* Start Record set *

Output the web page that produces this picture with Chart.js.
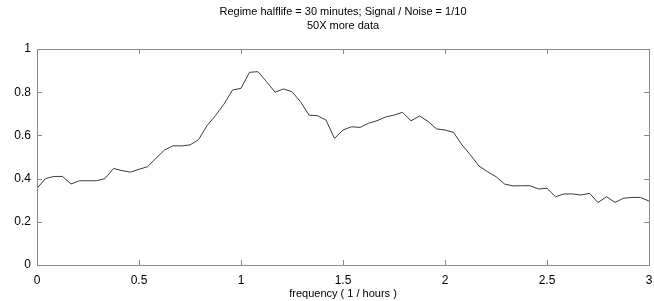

* End Record set *
* Start Record set *

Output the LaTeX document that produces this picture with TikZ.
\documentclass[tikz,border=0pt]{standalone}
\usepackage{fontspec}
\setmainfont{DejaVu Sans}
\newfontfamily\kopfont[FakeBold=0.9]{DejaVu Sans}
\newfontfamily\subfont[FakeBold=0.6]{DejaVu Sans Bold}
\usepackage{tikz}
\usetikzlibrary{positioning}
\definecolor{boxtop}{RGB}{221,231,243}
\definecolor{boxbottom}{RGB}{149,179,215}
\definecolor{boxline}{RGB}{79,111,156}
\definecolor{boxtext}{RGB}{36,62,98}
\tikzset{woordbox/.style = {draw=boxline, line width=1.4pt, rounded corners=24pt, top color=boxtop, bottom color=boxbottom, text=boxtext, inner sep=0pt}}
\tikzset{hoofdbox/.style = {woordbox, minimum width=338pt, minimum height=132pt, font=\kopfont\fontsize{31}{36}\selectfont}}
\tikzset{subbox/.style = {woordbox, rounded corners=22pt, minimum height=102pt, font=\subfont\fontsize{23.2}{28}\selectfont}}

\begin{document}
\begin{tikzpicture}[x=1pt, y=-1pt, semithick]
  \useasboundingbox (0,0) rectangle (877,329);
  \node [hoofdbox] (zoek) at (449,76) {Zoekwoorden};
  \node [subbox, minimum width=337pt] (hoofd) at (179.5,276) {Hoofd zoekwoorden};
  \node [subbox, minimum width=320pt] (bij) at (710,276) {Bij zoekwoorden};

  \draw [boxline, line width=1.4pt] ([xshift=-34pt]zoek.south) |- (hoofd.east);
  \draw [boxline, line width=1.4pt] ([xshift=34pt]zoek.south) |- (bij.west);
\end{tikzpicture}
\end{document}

* End Record set *
* Start Record set *

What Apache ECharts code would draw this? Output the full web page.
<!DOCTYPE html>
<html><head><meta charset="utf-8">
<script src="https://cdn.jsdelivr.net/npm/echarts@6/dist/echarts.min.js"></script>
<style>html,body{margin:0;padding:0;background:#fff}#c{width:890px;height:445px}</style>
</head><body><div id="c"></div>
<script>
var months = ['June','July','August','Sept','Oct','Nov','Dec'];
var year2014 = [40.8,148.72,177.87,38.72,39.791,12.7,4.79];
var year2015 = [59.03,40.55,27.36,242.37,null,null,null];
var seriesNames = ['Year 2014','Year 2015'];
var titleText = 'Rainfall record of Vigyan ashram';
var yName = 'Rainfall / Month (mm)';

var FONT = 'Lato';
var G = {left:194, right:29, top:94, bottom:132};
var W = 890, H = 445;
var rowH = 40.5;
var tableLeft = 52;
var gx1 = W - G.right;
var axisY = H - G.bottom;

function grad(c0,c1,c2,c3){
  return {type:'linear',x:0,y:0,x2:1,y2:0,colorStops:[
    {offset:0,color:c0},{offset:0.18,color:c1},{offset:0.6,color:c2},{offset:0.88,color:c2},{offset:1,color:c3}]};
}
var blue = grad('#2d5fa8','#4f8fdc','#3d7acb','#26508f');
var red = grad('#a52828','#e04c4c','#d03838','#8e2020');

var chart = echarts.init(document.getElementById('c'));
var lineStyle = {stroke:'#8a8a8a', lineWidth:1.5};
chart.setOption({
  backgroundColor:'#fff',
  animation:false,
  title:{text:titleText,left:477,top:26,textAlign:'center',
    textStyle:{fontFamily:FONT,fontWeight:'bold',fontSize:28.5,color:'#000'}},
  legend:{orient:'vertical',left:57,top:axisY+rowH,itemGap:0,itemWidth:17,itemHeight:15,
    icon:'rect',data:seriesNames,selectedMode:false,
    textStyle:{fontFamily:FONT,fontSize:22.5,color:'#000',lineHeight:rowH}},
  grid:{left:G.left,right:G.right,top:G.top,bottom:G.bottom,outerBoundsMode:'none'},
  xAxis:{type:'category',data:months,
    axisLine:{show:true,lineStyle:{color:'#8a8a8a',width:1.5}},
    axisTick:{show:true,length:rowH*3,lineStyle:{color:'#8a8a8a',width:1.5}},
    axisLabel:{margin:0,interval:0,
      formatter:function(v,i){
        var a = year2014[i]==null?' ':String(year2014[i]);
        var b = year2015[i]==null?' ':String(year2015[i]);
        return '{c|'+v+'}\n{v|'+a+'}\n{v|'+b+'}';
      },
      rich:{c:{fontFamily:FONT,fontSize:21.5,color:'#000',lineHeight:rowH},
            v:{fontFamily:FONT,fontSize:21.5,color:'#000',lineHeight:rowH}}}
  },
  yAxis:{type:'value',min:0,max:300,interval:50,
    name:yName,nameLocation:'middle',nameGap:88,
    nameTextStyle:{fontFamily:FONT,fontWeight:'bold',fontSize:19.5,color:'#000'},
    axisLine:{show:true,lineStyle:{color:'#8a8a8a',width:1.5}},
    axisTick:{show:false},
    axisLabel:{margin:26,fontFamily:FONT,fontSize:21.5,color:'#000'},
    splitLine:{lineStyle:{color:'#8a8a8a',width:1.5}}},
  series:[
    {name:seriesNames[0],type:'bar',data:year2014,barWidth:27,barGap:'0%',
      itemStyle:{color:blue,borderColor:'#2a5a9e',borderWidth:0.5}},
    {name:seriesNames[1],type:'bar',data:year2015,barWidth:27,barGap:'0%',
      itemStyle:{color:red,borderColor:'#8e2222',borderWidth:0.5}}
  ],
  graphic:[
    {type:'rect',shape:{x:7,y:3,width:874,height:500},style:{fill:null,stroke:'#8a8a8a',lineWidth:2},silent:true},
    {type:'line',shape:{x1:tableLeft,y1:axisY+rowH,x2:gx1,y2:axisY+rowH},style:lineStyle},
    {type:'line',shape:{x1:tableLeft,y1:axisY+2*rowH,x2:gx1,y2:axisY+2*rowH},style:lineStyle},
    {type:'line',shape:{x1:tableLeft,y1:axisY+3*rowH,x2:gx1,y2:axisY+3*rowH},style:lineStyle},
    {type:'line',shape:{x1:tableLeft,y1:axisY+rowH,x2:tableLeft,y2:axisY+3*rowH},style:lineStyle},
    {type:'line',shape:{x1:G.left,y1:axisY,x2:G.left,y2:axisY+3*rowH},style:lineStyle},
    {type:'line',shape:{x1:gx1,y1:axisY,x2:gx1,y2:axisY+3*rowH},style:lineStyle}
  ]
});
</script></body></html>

* End Record set *

Write only the number of lines that include "produces".

2